On the 14th of July the Turkish fleet arrived off Alexandria, and, as no doubt had been previously arranged, formed a junction with the Egyptian fleet. The following morning, the Nile steamer, bearing the flag of the Capudan Pacha, arrived in the harbour, and the traitor was well received by Mehemet Ali[[9]].
So secret was all this kept on board the Capudan Pacha’s ship, that Captain Walker, who was with him, had no notion of what the Turkish Admiral was about, until he sent a steamer to direct two ships, who, being bad sailers, were left astern, to rendezvous off Alexandria. On speaking to the Capudan Pacha, he was assured that Mehemet Ali had put the Egyptian fleet under his orders, and that he was proceeding to Egypt to confer with Mehemet Ali on what were the best steps to be taken for the good of the Turkish empire. When the Turkish fleet anchored, Captain Walker landed, and left Alexandria for Constantinople on the 20th, much to the annoyance of the Capudan Pacha, who wished him to remain.
The Allied Consuls used all their endeavours in vain to advise Mehemet Ali to send back the fleet. He said he would have nothing to do with Hosrew, who was his bitter foe; and that he had written to him to send in his resignation; and should Hosrew do so, all would be right.
Mehemet Ali’s enmity to Hosrew was much strengthened by the latter having sent, through the hands of the French Consul, letters to the General and inferior Admirals of the Turkish fleet, calling upon them to return to their allegiance.
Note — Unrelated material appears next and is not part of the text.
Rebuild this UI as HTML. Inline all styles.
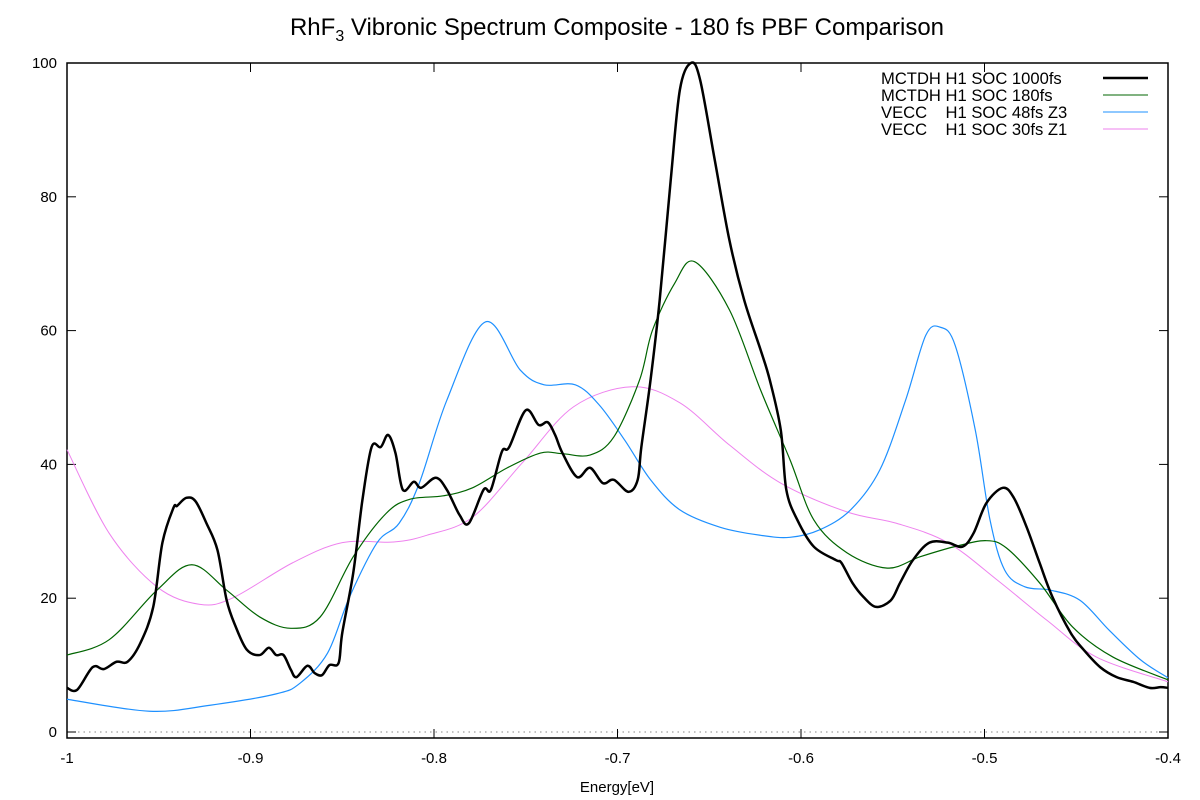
<!DOCTYPE html>
<html><head><meta charset="utf-8"><style>
body{margin:0;background:#fff}
svg{display:block;font-family:"Liberation Sans",sans-serif}
</style></head><body>
<svg id="chart" width="1200" height="800">
<text x="617" y="35" font-size="24" text-anchor="middle">RhF<tspan font-size="16" dy="6">3</tspan><tspan dy="-6"> Vibronic Spectrum Composite - 180 fs PBF Comparison</tspan></text>
<g id="axes"></g>
<g id="series"></g>
<g id="legend"></g>
<text x="617" y="792" font-size="15" text-anchor="middle">Energy[eV]</text>
</svg>
<script>
const xTicks=[-1,-0.9,-0.8,-0.7,-0.6,-0.5,-0.4];
const xTickLabels=["-1","-0.9","-0.8","-0.7","-0.6","-0.5","-0.4"];
const yTicks=[0,20,40,60,80,100];
const seriesNames=["MCTDH H1 SOC 1000fs","MCTDH H1 SOC 180fs","VECC    H1 SOC 48fs Z3","VECC    H1 SOC 30fs Z1"];
const blackE=[-1,-0.9945,-0.986,-0.980,-0.973,-0.967,-0.960,-0.953,-0.948,-0.942,-0.940,-0.935,-0.930,-0.924,-0.918,-0.913,-0.908,-0.902,-0.895,-0.890,-0.886,-0.882,-0.878,-0.875,-0.869,-0.865,-0.861,-0.857,-0.852,-0.850,-0.844,-0.839,-0.834,-0.829,-0.825,-0.821,-0.817,-0.811,-0.807,-0.799,-0.793,-0.786,-0.781,-0.773,-0.769,-0.763,-0.759,-0.750,-0.743,-0.738,-0.734,-0.730,-0.722,-0.715,-0.708,-0.702,-0.694,-0.689,-0.687,-0.682,-0.677,-0.671,-0.666,-0.660,-0.655,-0.647,-0.639,-0.631,-0.622,-0.617,-0.611,-0.608,-0.602,-0.593,-0.581,-0.578,-0.572,-0.566,-0.559,-0.551,-0.546,-0.539,-0.530,-0.520,-0.512,-0.506,-0.499,-0.490,-0.484,-0.477,-0.470,-0.463,-0.453,-0.446,-0.437,-0.428,-0.419,-0.410,-0.404,-0.400];
const blackV=[6.6,6.3,9.7,9.4,10.5,10.5,13.3,18.7,28.3,33.5,33.8,35.0,34.5,31.2,27.2,19.7,15.7,12.3,11.5,12.6,11.5,11.5,9.3,8.2,9.9,8.8,8.5,10.0,10.3,14.8,23.8,34.7,42.6,42.6,44.4,41.7,36.2,37.4,36.5,38.0,36.2,32.4,31.2,36.2,36.2,41.9,42.6,48.1,45.9,46.3,44.4,41.7,38.1,39.5,37.2,37.7,35.9,37.7,42.6,52.6,64.6,82.5,96.0,100,97.5,85.5,73.5,64.6,57.1,52.6,45.1,36.2,31.7,27.7,25.7,25.3,22.3,20.2,18.7,19.7,22.3,25.7,28.3,28.3,27.7,29.7,34.2,36.5,35.0,30.6,25.3,20.2,14.8,12.3,9.7,8.2,7.5,6.6,6.7,6.6];
const greenE=[-1,-0.977,-0.951,-0.932,-0.913,-0.895,-0.878,-0.862,-0.844,-0.826,-0.813,-0.795,-0.779,-0.760,-0.742,-0.730,-0.715,-0.702,-0.688,-0.681,-0.669,-0.658,-0.639,-0.622,-0.606,-0.593,-0.575,-0.553,-0.535,-0.515,-0.499,-0.488,-0.470,-0.452,-0.430,-0.400];
const greenV=[11.5,13.8,21.2,25.0,21.2,17.2,15.5,17.2,26.2,32.7,34.8,35.3,36.5,39.5,41.7,41.6,41.4,44.1,52.6,60,67,70.3,63.1,51.1,40.7,31.7,26.8,24.5,26.2,27.8,28.6,27.5,22.3,15.7,11.2,7.8];
const blueE=[-1,-0.955,-0.922,-0.886,-0.873,-0.858,-0.846,-0.831,-0.819,-0.808,-0.793,-0.772,-0.753,-0.740,-0.723,-0.710,-0.696,-0.682,-0.666,-0.644,-0.622,-0.606,-0.590,-0.573,-0.557,-0.543,-0.532,-0.524,-0.516,-0.505,-0.497,-0.489,-0.478,-0.464,-0.448,-0.432,-0.415,-0.400];
const blueV=[4.9,3.1,4.0,5.7,7.3,11.8,20.2,28.3,31.2,37.2,49.6,61.3,54.1,51.9,51.9,48.9,43.6,37.7,33.2,30.6,29.4,29.1,30.2,33.2,39.2,49.6,59.3,60.5,57.8,45.1,31.7,24.2,21.7,21.2,19.7,15.2,10.8,8.1];
const violetE=[-1,-0.977,-0.951,-0.928,-0.910,-0.877,-0.850,-0.822,-0.804,-0.779,-0.752,-0.724,-0.692,-0.666,-0.639,-0.611,-0.575,-0.548,-0.520,-0.493,-0.466,-0.439,-0.400];
const violetV=[42.2,29.7,21.7,19.1,20.0,25.3,28.3,28.4,29.4,32.1,40.2,48.6,51.6,49.2,42.9,37.2,32.9,31.2,28.3,22.7,16.7,11.2,7.5];

const L=67,R=1168,T=63,B=738,Y0=732;
const xs=e=>L+(e+1)/0.6*(R-L);
const ys=v=>Y0-v/100*(Y0-T);
const NS="http://www.w3.org/2000/svg";
function mk(tag,attrs,parent){const el=document.createElementNS(NS,tag);for(const k in attrs)el.setAttribute(k,attrs[k]);parent.appendChild(el);return el;}
const axes=document.getElementById('axes');
let frame=mk('rect',{x:L,y:T,width:R-L,height:B-T,fill:'none',stroke:'#000','stroke-width':1.5},axes);


let zl=mk('line',{x1:L,x2:R,y1:ys(0),y2:ys(0),stroke:'#888','stroke-dasharray':'1.5,4'},axes);


xTicks.forEach((t,i)=>{const x=xs(t);
 mk('line',{x1:x,x2:x,y1:B,y2:B-9,stroke:'#000'},axes);
 mk('line',{x1:x,x2:x,y1:T,y2:T+9,stroke:'#000'},axes);
 const tx=mk('text',{x:x,y:B+25,'font-size':15,'text-anchor':'middle'},axes);tx.textContent=xTickLabels[i];
 
 
});
yTicks.forEach(t=>{const y=ys(t);
 mk('line',{x1:L,x2:L+9,y1:y,y2:y,stroke:'#000'},axes);
 mk('line',{x1:R,x2:R-9,y1:y,y2:y,stroke:'#000'},axes);
 const tx=mk('text',{x:L-10,y:y+5,'font-size':15,'text-anchor':'end'},axes);tx.textContent=String(t);
 
 
});
function pathFor(E,V){const p=E.map((e,i)=>[xs(e),ys(V[i])]);let d='M'+p[0][0]+','+p[0][1];
 for(let i=0;i<p.length-1;i++){const p0=p[i-1]||p[i],p1=p[i],p2=p[i+1],p3=p[i+2]||p2;
  const c1=[p1[0]+(p2[0]-p0[0])/6,p1[1]+(p2[1]-p0[1])/6],c2=[p2[0]-(p3[0]-p1[0])/6,p2[1]-(p3[1]-p1[1])/6];
  d+=' C'+c1[0]+','+c1[1]+' '+c2[0]+','+c2[1]+' '+p2[0]+','+p2[1];}
 return d;}
const sg=document.getElementById('series');
const defs=[[violetE,violetV,'#ee82ee',1,'series-vecc-30fs'],[blueE,blueV,'#1e90ff',1.2,'series-vecc-48fs'],[greenE,greenV,'#006400',1.2,'series-mctdh-180fs'],[blackE,blackV,'#000',2.5,'series-mctdh-1000fs']];
defs.forEach(s=>{const p=mk('path',{d:pathFor(s[0],s[1]),fill:'none',stroke:s[2],'stroke-width':s[3],'stroke-linejoin':'round'},sg);
 
 
});
const lg=document.getElementById('legend');
const lcol=['#000','#006400','#1e90ff','#ee82ee'],lw=[2.5,1,1,1];
seriesNames.forEach((n,i)=>{const y=78+i*17;
 const g=mk('g',{},lg);
 
 
 const t=mk('text',{x:881,y:y+6,'font-size':16.6},g);t.textContent=n;t.style.whiteSpace='pre';
 mk('line',{x1:1103,x2:1148,y1:y,y2:y,stroke:lcol[i],'stroke-width':lw[i]},g);
});
</script>
</body></html>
These letters M. Cochelet gave to Mehemet Ali, who delivered them to the Admirals, when, as might have been expected from the position they were in, they tore them up with indignation.
On the 16th about sixty of the principal officers of the Turkish fleet came on shore, and were presented to the Pacha, who received them in a gracious manner. By the 28th the whole of the Turkish and Egyptian fleets had entered the port of Alexandria, so that had the Commander-in-Chief proceeded off there immediately after the Rhadamanthus had joined him, or even had he proceeded after his receipt of the despatch of the 25th of June which I believe arrived by the Hydra, there would have been ample time to have secured them. This would have completely anticipated Lord Palmerston’s instructions of the 7th of August[[10]], which directed the Admiral to use his utmost efforts to prevent the Turkish fleet going into Alexandria, and to endeavour to oblige them to return under the authority of the Sultan.
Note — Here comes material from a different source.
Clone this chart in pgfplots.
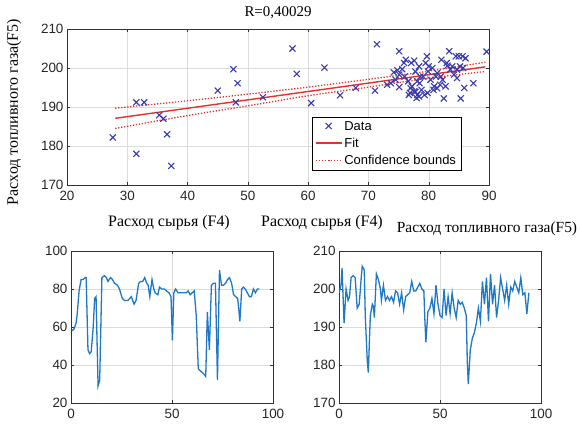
\documentclass[border=0pt]{standalone}
\usepackage{pgfplots}
\pgfplotsset{compat=1.18}
\usepackage{pgfplotstable}
\usepackage{fontspec}
\setmainfont{Liberation Serif}
\newfontfamily\sansf{Liberation Sans}
\definecolor{mblue}{HTML}{3A3AB0}
\definecolor{mred}{HTML}{E5302C}
\definecolor{lblue}{HTML}{1F78C4}

% scatter: F4 vs F5
\pgfplotstableread{
x y
27.6 182.2
31.5 178.0
31.5 191.2
32.8 191.2
35.3 187.9
36.0 187.0
36.6 183.0
37.3 174.9
45.0 194.2
47.6 199.7
48.3 196.1
48.0 191.2
52.5 192.5
57.4 205.0
58.1 198.5
60.5 191.0
62.7 200.1
65.3 193.0
67.9 194.9
71.4 206.1
71.1 194.2
73.1 195.7
73.7 196.1
74.2 198.9
74.5 197.0
74.8 199.4
75.1 204.3
75.1 195.1
75.6 199.7
75.9 201.3
76.2 202.1
76.6 196.6
76.7 193.1
77.0 194.8
77.1 201.3
77.6 194.0
77.8 199.1
78.0 192.3
78.1 193.1
78.4 200.4
78.5 196.1
78.8 194.4
79.1 197.8
79.3 193.1
79.5 201.3
79.7 203.0
79.9 199.1
80.3 197.0
80.6 200.0
80.8 194.4
81.2 197.8
81.4 198.7
81.9 195.7
82.1 202.1
82.3 197.0
82.5 192.2
82.8 195.3
83.0 201.3
83.4 204.3
83.6 199.6
84.2 198.3
84.5 203.0
84.7 197.4
85.0 203.0
85.2 200.4
85.3 192.2
85.6 203.0
85.7 200.0
85.9 194.9
86.1 202.5
87.4 196.1
89.6 204.2
83.9 200.4
78.1 196.6
76.0 197.8
75.1 198.3
80.9 195.3
77.2 195.3
78.6 197.8
77.6 201.9
80.0 200.4
81.4 194.8
79.8 193.6
76.9 193.6
78.4 192.7
83.1 200.6
82.0 197.8
84.7 199.6
77.8 193.9
}\scatterdata

% F4 over time
\pgfplotstableread{
t v
0.5 58
1.5 59
2.5 62
3 66
4 79
5 85
6 85
7 86
7.5 86
8.4 48
9.2 46
10 47
11 60
11.7 75
12.4 76
13.4 29
14.2 32
15.3 86
16.5 87
17.5 86
18.3 84
19.6 86
20.5 85
21.6 83
23 82
24 80
25.4 75
26.5 74
28.2 74
29.9 76
31.2 72
32.2 74
33.5 83
34.5 84
35.5 84
36.5 86
37.5 83
38.2 82
39 76
40.1 85
41 80
41.7 78
43 77
43.8 81
45 80
46.3 80
47.3 79
48.5 78
49.5 76
50.2 53
50.9 78
51.8 80
53 78
55 78
57 78
58 79
59 77
60 78
61 79
62 66
63 38
64 37
65 36
66 35
66.7 34
67.5 68
68.5 48
69.5 82
70.5 83
71.5 83
72.5 32
73.5 90
74.5 82
75.5 82
76.5 83
77.5 85
78.5 86
79.5 83
80.5 77
81.5 76
82.5 75
83 70
83.6 63
84.5 80
85.3 81
86.3 80
87.3 78
88.3 76
89.3 76
90.3 80
91.3 78
92.3 80
93.3 80
}\fourdata

% F5 over time
\pgfplotstableread{
t v
0 199
1 201
1.5 205.5
2.5 191
3.5 200
4.5 197
5.2 198
6 203
7 203.5
8 203
8.5 199
9 195
10 196
11 203
11.5 206
12.5 205
13 193
14 181
14.5 178
15.5 193
16.5 196
17 195.5
17.5 192.5
18.5 204
19.5 202.5
20.5 200
21 197
22 201
23 197
24 198
25 197
26 198
27 196.5
28 199.5
29 199
30 196
31 199
32 194.5
33 198
34 198.5
35 199
36 202
37 199.5
38 199.5
39 200.5
40 201.5
41 200
42 199.5
42.5 192
43 186
44 194
45 195
46 197.5
47 193.5
48 201
49 196
50 193
51 192.5
52 200
53 193
54 198
55 193.5
56 199
57 195
58 192.5
59 197
60 196
61 196.5
62 195
63 193
63.5 181
64 175
65 184
66 187
67 188.5
68 191
69 195
70 191.5
71 202
72 196
73 203
74 191.5
75 204
76 196
77 201
78 192.5
79 197
80 203
81 200
82 197
83 201
84 196
85 200.5
86 199.5
87 202
88 200.5
89 199
90 203
91 198.5
92 199
93 193.5
94 199
}\fivedata

\begin{document}
\begin{tikzpicture}[x=1bp,y=1bp]
\path[use as bounding box] (0,0) rectangle (580,-426);
\pgfplotsset{
  mlab/.style={
    scale only axis, anchor=north west,
    grid=major, major grid style={black!14},
    axis line style={black!80, line width=0.9bp},
    tick align=inside, major tick length=3bp,
    tick style={black!80},
    ticklabel style={font=\sansf\fontsize{13.5}{14}\selectfont, text=black!85},
    xticklabel style={yshift=-3bp},
    /pgf/number format/assume math mode=true,
  }
}

\begin{axis}[mlab,
  at={(67bp,-29bp)}, width=422bp, height=156bp,
  xmin=20, xmax=90, ymin=170, ymax=210,
  xtick={20,30,...,90}, ytick={170,180,...,210},
  legend style={at={(0.58,0.436)}, anchor=north west,
    font=\sansf\fontsize{13}{16}\selectfont, draw=black,
    inner xsep=3bp, inner ysep=2bp, row sep=2.5bp},
  legend cell align=left,
  legend image code/.code={\draw[mark repeat=2,mark phase=2,#1]
    plot coordinates {(0bp,0.4bp) (13bp,0.4bp) (26bp,0.4bp)};},
]
\addplot[only marks, mark=x, mark size=4.3bp, mblue, line width=1.1bp]
  table[x=x, y=y] {\scatterdata};
\addlegendentry{Data}
\addplot[color=mred, solid, line width=1.4bp] coordinates {(28,187.1) (89.4,200.3)};
\addlegendentry{Fit}
\addplot[mred, dash pattern=on 1.3bp off 1.7bp, line width=1.3bp, smooth] coordinates {
  (28,189.7) (40,191.6) (50,193.3) (60,195.1) (70,197.1) (80,199.2) (89.4,201.5)};
\addlegendentry{Confidence bounds}
\addplot[mred, dash pattern=on 1.3bp off 1.7bp, line width=1.3bp, smooth, forget plot] coordinates {
  (28,184.5) (40,187.8) (50,190.3) (60,192.9) (70,195.1) (80,197.4) (89.4,199.1)};
\end{axis}

\begin{axis}[mlab,
  at={(71bp,-251bp)}, width=202bp, height=152bp,
  xmin=0, xmax=100, ymin=20, ymax=100,
  xtick={0,50,100}, ytick={20,40,...,100},
]
\addplot[lblue, line width=1.3bp] table[x=t, y=v] {\fourdata};
\end{axis}

\begin{axis}[mlab,
  at={(339bp,-251bp)}, width=202bp, height=152bp,
  xmin=0, xmax=100, ymin=170, ymax=210,
  xtick={0,50,100}, ytick={170,180,...,210},
]
\addplot[lblue, line width=1.3bp] table[x=t, y=v] {\fivedata};
\end{axis}

\node[font=\fontsize{15}{17}\selectfont] at (278,-13) {R=0,40029};
\node[font=\fontsize{16}{18}\selectfont, rotate=90] at (14,-112) {Расход топливного газа(F5)};
\node[font=\fontsize{16}{18}\selectfont] at (169,-223) {Расход сырья (F4)};
\node[font=\fontsize{16}{18}\selectfont] at (322,-223) {Расход сырья (F4)};
\node[font=\fontsize{15.5}{18}\selectfont] at (487,-229) {Расход топливного газа(F5)};
\end{tikzpicture}
\end{document}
The Commander-in-Chief, however, may have had other instructions, which do not appear in the Levant Papers, for the guidance of his conduct, or he might have thought that the force under his orders, without the co-operation of the French squadron, was not sufficient to have enforced his demand on the Capudan Pacha to return to his allegiance if supported in his treason by the Egyptian fleet. But, nevertheless, I think the experiment might have been tried, and probably would have succeeded to a certain extent, because the entrance into the harbour of Alexandria is so difficult and so shallow that large ships must be considerably lightened before they can enter, and neither the Egyptian nor Turkish Admiral would have ventured to weaken their squadron by either entering in detail or lightening the ships in the presence of a British squadron hostile to their measures. The Commander-in-Chief, however, as I have before said, may have had other instructions, or he took a different view of the case, for instead of going off Alexandria he repaired to Besika Bay, where he was joined the same evening by the Powerful, Ganges, and Implacable. At this point, then, my history of the War in Syria commences.
[1]. Egypt under Mohammed Ali, vol. ii., pp. 493-496.
[2]. Letters from the Holy Land, vol. ii.